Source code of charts
═══

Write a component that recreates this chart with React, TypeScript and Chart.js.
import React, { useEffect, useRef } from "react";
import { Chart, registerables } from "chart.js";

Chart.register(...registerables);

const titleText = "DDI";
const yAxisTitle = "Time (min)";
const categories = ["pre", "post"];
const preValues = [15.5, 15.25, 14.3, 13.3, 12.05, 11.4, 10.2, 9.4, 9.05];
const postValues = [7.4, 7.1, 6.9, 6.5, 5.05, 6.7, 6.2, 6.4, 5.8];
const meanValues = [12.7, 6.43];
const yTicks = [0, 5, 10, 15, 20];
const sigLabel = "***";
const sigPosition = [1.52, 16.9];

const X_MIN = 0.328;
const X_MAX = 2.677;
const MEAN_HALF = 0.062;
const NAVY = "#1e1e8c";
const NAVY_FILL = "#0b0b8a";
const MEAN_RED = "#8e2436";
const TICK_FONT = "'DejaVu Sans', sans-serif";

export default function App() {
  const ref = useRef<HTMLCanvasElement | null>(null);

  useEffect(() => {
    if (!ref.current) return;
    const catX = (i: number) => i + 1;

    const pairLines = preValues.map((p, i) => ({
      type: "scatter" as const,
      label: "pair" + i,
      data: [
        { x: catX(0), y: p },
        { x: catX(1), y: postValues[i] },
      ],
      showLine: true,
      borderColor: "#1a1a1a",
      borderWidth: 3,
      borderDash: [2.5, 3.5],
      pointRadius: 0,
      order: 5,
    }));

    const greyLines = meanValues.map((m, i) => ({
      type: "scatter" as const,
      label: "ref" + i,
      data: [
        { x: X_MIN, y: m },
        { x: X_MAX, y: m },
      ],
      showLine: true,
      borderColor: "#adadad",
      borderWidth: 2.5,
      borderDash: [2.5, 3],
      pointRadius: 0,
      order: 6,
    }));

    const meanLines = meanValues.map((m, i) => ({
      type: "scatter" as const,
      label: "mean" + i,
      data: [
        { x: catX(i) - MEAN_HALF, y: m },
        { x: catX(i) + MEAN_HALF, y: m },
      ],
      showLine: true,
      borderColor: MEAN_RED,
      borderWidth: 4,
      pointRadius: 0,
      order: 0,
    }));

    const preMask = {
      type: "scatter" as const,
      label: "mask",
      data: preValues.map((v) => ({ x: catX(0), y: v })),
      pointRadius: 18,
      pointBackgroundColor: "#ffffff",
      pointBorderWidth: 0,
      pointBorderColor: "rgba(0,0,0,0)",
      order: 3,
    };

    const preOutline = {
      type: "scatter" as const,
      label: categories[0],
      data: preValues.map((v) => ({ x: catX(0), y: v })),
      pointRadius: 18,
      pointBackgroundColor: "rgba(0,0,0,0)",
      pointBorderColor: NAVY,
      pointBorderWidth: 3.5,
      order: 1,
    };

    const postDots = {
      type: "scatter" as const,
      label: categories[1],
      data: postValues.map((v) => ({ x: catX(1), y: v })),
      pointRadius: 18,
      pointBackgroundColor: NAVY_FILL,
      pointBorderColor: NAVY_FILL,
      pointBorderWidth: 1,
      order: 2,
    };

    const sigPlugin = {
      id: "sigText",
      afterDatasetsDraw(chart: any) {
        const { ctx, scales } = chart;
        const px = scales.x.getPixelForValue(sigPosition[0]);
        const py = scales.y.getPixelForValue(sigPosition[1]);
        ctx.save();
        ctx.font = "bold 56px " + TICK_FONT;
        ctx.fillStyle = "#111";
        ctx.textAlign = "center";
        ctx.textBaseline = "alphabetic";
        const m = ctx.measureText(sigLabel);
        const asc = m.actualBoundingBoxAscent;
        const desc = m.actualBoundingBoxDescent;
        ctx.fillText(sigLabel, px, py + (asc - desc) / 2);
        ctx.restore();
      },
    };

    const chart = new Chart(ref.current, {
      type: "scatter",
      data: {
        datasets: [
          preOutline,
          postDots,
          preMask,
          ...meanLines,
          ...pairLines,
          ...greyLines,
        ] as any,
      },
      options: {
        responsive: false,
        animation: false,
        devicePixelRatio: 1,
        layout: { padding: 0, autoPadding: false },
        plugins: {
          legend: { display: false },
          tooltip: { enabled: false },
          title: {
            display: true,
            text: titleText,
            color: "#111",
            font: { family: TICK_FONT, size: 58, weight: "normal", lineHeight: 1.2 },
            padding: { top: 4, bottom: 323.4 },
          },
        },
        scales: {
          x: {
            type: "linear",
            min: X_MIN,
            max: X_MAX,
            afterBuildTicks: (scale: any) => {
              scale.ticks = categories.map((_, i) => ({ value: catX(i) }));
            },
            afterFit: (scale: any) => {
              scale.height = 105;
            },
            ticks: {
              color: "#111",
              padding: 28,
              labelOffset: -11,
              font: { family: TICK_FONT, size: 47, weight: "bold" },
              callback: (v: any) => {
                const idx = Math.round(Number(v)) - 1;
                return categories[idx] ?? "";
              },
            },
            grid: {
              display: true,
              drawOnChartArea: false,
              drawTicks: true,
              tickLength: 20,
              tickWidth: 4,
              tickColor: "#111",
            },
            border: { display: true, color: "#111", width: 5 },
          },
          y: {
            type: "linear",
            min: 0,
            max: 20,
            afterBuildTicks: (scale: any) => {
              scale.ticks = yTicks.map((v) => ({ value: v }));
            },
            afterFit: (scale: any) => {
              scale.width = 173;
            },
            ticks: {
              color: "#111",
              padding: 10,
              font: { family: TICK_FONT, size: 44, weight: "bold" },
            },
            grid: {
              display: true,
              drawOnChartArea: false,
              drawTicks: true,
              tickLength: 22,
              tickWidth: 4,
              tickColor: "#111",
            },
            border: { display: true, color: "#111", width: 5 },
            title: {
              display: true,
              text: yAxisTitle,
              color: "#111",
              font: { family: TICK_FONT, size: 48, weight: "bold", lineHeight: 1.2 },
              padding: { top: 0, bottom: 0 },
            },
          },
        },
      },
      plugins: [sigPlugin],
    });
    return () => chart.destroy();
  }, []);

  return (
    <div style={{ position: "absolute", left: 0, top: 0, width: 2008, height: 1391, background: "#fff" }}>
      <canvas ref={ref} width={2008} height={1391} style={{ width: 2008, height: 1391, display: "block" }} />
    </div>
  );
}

═══

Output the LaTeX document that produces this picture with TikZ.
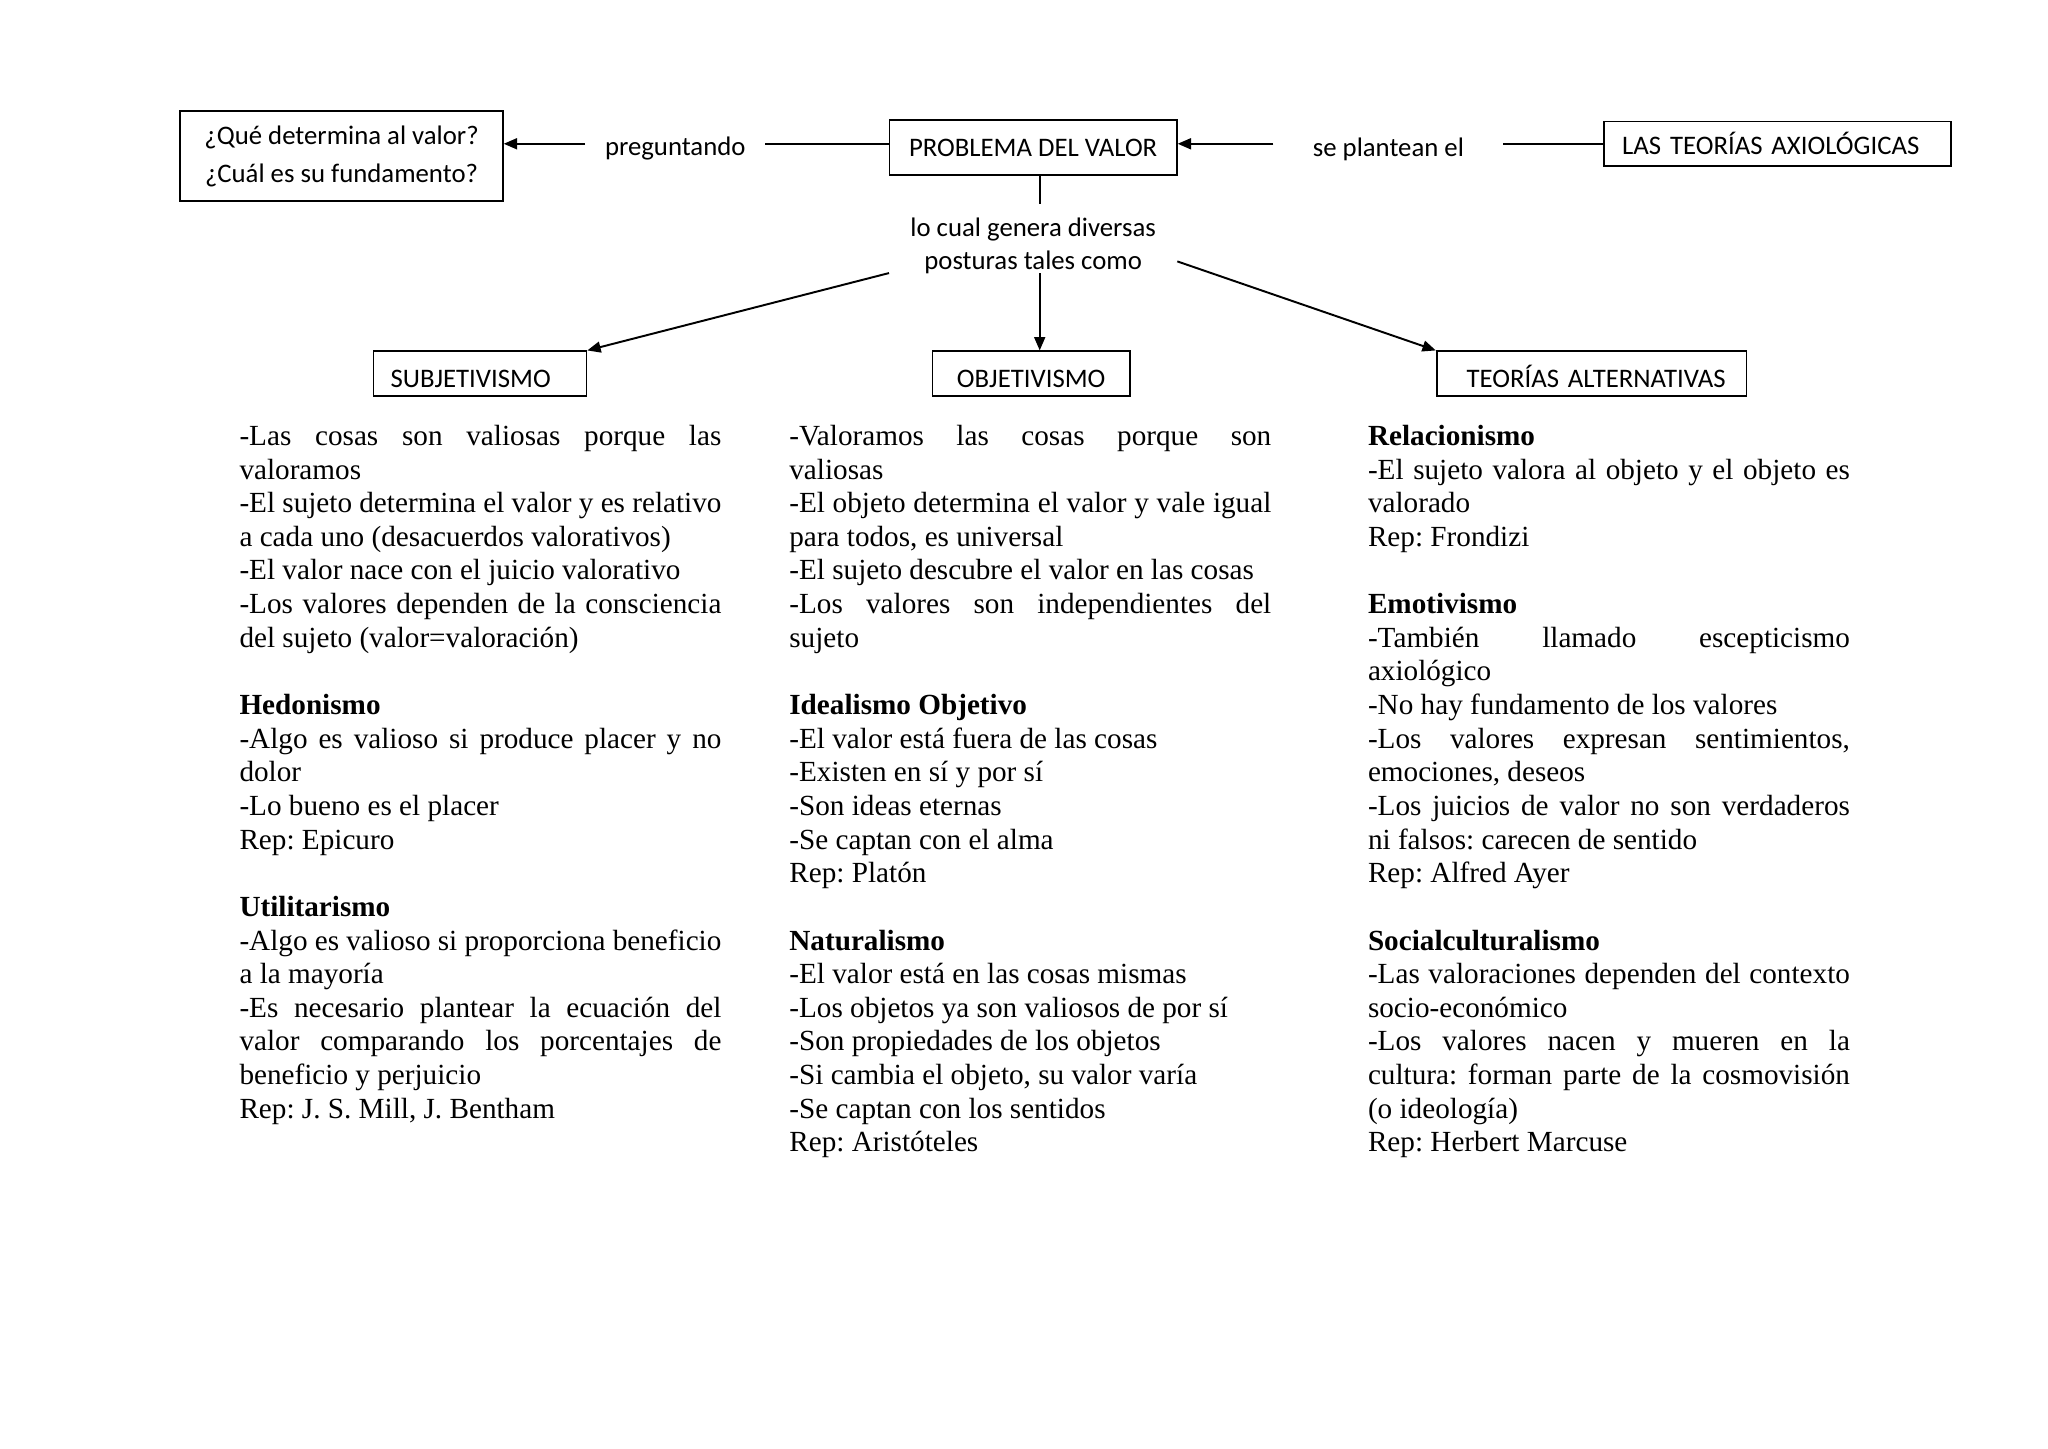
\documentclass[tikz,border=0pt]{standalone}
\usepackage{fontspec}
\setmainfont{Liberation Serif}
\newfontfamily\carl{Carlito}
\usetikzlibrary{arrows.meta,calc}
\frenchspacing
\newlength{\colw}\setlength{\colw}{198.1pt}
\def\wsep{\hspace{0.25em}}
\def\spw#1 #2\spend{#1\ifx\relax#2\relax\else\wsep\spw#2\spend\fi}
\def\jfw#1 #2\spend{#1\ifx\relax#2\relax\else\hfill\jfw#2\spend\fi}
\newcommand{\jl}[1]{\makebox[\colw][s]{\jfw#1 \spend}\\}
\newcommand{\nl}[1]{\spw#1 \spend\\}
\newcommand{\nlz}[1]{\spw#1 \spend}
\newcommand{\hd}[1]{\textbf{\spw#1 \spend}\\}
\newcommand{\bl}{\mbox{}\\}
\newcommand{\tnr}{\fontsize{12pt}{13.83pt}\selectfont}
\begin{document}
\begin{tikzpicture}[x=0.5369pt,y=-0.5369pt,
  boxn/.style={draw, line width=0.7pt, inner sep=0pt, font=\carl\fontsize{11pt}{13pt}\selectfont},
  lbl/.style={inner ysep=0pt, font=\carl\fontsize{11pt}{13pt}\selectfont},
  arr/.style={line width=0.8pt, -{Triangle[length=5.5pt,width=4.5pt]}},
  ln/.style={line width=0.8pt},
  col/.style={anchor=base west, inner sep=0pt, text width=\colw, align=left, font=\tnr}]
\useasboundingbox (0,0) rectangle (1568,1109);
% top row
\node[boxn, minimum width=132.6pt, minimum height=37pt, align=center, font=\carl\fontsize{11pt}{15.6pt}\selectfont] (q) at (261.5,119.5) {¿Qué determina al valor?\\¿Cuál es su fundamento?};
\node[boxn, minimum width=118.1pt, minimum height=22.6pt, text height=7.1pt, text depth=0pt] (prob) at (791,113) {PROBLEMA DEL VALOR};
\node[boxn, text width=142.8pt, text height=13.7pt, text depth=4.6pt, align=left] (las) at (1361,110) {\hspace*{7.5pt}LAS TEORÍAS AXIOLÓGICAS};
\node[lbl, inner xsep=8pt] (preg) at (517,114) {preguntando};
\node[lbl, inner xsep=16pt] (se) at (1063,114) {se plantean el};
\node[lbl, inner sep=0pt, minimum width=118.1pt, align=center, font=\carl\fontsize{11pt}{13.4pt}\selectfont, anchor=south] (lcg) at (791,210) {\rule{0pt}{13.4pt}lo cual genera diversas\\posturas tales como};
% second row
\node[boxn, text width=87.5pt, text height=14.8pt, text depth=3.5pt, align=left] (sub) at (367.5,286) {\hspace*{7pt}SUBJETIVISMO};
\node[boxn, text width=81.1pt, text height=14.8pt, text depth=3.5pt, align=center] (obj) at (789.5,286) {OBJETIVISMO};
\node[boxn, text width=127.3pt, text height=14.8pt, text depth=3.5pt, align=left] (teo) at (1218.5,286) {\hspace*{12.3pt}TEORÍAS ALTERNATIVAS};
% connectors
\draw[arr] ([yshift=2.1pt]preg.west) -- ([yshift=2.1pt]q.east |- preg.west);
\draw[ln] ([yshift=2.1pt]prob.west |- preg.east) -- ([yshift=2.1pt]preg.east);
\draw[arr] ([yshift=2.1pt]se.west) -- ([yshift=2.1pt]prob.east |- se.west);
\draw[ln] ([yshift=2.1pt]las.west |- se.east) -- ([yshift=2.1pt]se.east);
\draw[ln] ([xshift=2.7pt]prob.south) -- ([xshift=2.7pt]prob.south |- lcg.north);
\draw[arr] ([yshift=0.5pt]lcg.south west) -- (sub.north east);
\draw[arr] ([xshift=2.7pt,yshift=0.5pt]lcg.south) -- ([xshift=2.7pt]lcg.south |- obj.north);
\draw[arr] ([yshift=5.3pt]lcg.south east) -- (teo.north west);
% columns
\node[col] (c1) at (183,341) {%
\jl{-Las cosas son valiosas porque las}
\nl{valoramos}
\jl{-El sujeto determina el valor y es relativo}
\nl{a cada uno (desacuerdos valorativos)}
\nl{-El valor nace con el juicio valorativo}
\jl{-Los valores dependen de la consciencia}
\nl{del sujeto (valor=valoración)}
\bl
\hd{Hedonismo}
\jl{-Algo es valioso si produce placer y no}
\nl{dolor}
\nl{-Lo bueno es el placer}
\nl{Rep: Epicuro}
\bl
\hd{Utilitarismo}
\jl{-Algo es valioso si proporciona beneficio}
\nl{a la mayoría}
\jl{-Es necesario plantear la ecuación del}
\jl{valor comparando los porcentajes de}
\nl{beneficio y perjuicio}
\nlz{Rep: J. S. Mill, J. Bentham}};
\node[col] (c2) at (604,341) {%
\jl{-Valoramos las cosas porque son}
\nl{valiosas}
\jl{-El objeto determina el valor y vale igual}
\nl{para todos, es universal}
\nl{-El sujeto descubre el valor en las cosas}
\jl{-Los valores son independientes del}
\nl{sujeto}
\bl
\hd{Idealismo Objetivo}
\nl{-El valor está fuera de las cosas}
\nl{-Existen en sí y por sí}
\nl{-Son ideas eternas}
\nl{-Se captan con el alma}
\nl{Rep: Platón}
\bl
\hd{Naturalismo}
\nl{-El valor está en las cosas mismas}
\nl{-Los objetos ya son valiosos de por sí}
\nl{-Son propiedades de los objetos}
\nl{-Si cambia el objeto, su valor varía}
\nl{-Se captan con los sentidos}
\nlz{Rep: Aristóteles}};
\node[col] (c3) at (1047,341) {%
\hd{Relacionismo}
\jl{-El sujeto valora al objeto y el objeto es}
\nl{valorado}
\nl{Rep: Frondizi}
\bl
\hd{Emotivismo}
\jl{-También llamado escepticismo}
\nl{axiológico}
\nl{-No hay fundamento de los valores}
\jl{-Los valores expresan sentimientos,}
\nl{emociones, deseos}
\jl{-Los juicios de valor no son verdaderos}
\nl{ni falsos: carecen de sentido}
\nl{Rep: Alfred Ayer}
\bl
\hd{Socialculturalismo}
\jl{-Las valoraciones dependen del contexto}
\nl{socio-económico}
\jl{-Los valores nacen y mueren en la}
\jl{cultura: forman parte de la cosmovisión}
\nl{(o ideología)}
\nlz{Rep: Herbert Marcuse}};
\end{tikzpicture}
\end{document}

═══

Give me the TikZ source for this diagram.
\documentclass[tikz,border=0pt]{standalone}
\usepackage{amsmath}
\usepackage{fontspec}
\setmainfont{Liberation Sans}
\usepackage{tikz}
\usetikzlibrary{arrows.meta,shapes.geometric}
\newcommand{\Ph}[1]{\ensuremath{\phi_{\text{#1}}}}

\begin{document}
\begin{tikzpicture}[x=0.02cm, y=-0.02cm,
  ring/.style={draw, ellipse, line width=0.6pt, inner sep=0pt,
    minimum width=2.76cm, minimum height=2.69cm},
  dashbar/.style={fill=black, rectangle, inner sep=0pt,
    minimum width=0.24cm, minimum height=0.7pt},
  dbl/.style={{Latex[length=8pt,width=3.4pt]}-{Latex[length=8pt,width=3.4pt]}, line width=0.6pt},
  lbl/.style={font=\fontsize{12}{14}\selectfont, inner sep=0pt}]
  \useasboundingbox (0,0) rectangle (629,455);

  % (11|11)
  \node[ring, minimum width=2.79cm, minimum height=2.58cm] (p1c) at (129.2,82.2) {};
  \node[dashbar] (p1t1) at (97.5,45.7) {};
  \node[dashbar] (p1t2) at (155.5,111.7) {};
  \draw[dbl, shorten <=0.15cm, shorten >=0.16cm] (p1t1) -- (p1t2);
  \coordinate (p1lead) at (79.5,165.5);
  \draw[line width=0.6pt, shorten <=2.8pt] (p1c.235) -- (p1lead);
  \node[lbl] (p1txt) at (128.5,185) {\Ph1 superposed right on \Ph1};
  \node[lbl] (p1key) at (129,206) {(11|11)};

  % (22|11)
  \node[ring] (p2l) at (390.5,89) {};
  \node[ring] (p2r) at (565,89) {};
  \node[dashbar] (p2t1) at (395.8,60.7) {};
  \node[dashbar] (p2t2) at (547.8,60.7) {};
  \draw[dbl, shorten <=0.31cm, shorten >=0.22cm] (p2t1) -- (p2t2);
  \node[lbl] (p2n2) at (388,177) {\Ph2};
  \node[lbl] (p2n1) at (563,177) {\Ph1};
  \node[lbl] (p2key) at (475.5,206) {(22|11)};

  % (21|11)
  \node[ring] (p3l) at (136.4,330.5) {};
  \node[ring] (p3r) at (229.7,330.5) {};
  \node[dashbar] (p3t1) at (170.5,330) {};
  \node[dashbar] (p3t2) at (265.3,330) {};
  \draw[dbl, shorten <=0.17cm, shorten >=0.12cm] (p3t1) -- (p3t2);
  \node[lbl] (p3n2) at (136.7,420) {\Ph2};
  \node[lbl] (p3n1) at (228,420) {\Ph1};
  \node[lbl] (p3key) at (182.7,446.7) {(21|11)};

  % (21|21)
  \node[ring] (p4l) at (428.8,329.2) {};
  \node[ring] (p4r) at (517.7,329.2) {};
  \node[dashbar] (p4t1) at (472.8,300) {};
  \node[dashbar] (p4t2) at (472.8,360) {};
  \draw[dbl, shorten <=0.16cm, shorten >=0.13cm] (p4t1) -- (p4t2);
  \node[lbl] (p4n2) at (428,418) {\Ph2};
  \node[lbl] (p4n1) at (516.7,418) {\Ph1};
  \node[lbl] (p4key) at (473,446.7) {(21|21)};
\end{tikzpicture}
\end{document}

═══

[What is expected] Go through the material above and output exactly the lines from the one containing "Write a component" through the one containing "const catX = (i: number) => i + 1;".

[Output below]
Write a component that recreates this chart with React, TypeScript and Chart.js.
import React, { useEffect, useRef } from "react";
import { Chart, registerables } from "chart.js";

Chart.register(...registerables);

const titleText = "DDI";
const yAxisTitle = "Time (min)";
const categories = ["pre", "post"];
const preValues = [15.5, 15.25, 14.3, 13.3, 12.05, 11.4, 10.2, 9.4, 9.05];
const postValues = [7.4, 7.1, 6.9, 6.5, 5.05, 6.7, 6.2, 6.4, 5.8];
const meanValues = [12.7, 6.43];
const yTicks = [0, 5, 10, 15, 20];
const sigLabel = "***";
const sigPosition = [1.52, 16.9];

const X_MIN = 0.328;
const X_MAX = 2.677;
const MEAN_HALF = 0.062;
const NAVY = "#1e1e8c";
const NAVY_FILL = "#0b0b8a";
const MEAN_RED = "#8e2436";
const TICK_FONT = "'DejaVu Sans', sans-serif";

export default function App() {
  const ref = useRef<HTMLCanvasElement | null>(null);

  useEffect(() => {
    if (!ref.current) return;
    const catX = (i: number) => i + 1;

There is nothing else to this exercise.